In this question, the professor asks us in parts i through iii to prove using truth tables that:
i. $\neg (p \lor q) \Leftrightarrow (\neg p) \land (\neg q)$
ii. $\neg (p \land q) \Leftrightarrow (\neg p) \lor (\neg q)$
iii. $\neg (\neg p) \Leftrightarrow p$
Then in part iv. he changes the game and asks us to "use (i-iii) to derive (by the use of a succession of $\Leftrightarrow$'s)" that $p \lor q \Leftrightarrow (\neg p) \rightarrow q$. That is, a truth table is now specifically not allowed.
I am just stuck. I get that statements i. through iii. are now "tools" that we can use to prove that $p \lor q \Leftrightarrow (\neg p) \rightarrow q$. I understand that $p \lor q$ means one or both must be true, so if one is false (i.e. $\neg p$), then the other must be true. But I don't see how I am supposed to prove that a statement is equivalent to an implication using i. through iii. if none of these statements i. through iii. involve an implication!

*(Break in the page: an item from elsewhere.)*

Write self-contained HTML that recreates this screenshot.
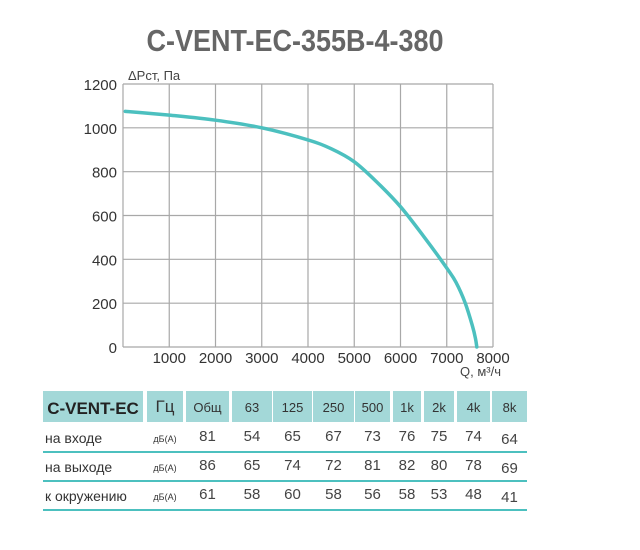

I tried submitting this combination of $\Leftrightarrow$ statements and exposition:
"$p \lor q \Leftrightarrow \neg (\neg (p \land q)) \Leftrightarrow \neg((\neg p) \land (\neg q))$ where this last statement means that $p$ and $q$ cannot be simultaneously false, so if $p$ is false, then $q$ must be true,"
However, the professor said there's an easier way, and I should be able to prove the statement using ONLY $\Leftrightarrow$ statements, and no exposition. I feel like I'm just missing something obvious. Or maybe he is assuming we're going to use outside knowledge and not JUST statements i. through iii.?
EDIT: In case anyone ever comes across this, the answer is that you are to use a combination of the rules i. through iii. as described, and also common, outside facts. So you have $(p \lor q) \equiv \neg(\neg p) \lor q \equiv \neg p \rightarrow q$.